The Rise of Company Gardens

Learning about gardening at Harvard Pilgrim Health Care in Massachusetts.
PepsiCo has Organic Garden
By Kim Severson
New York Times
May 11, 2010
Excerpts:
Here at the world headquarters of PepsiCo, the masterminds behind $60 billion worth of Mountain Dew, Cheetos and Rice-A-Roni roam polished hallways.
But a five-minute walk away is the organic corporate vegetable garden, where spreadsheets and performance reviews give way to basil starts and black peppermint plants. Employees can sneak out for a quick lunchtime weeding session and cart home the harvest.
Best Buy planted a garden at its headquarters in Richfield, Minn., to help improve the food it serves to 4,600 employees.
“I really looked at it as what difference does a little bit less shrubbery make to my employees? Not much,” said Ian Ellis, director of corporate facilities. “But having fresh herbs and fresh tomatoes would make a big difference.”

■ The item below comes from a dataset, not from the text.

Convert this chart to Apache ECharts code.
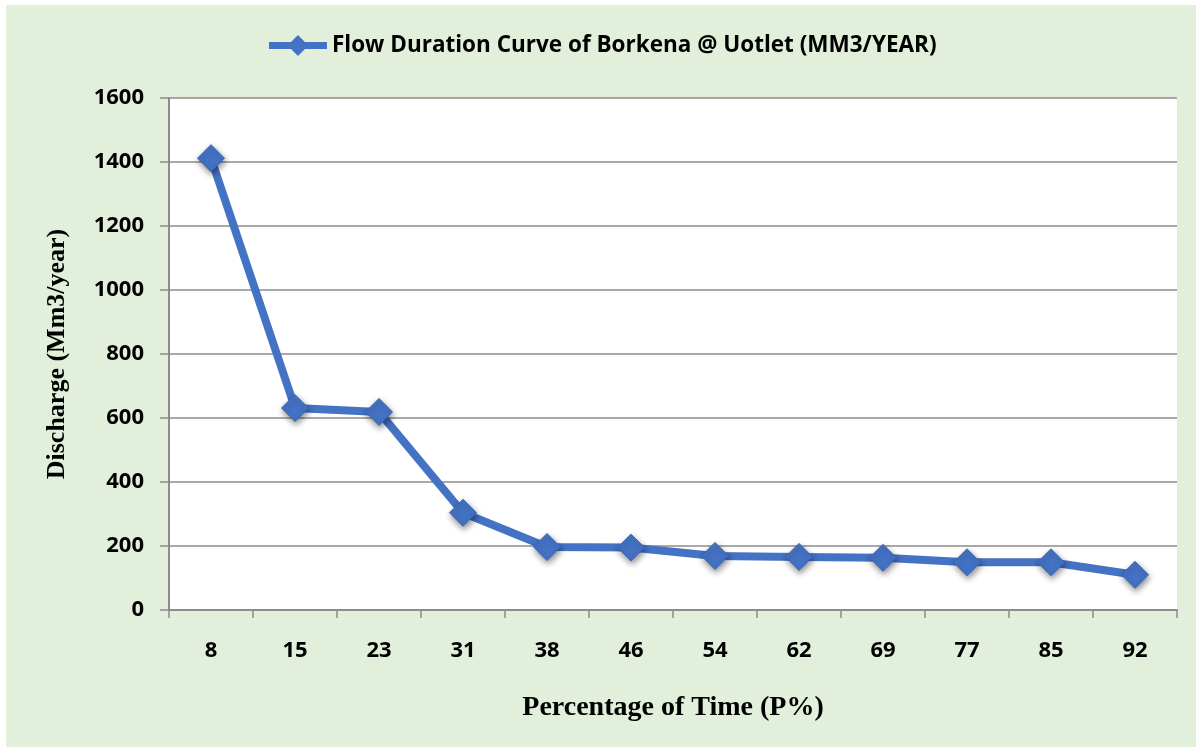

A small plot or a few containers can cost a company less than $1,000 to install. At the higher end, Chesapeake Energy, a power company, is finishing a $500,000 garden this week that fills a city block just east of its main campus in Oklahoma City with container beds, gardening sheds and water sources. And there are ongoing expenses, like paying someone to tend the crops when employees can’t.
Cafeteria cooks may be delighted to get fresh herbs and vegetables, but managers can have other concerns, said Kent Buell, a resident district manager with Bon Appétit, the food service company that has installed kitchen gardens for 12 of its 80 corporate clients, including Best Buy, Intel and Target.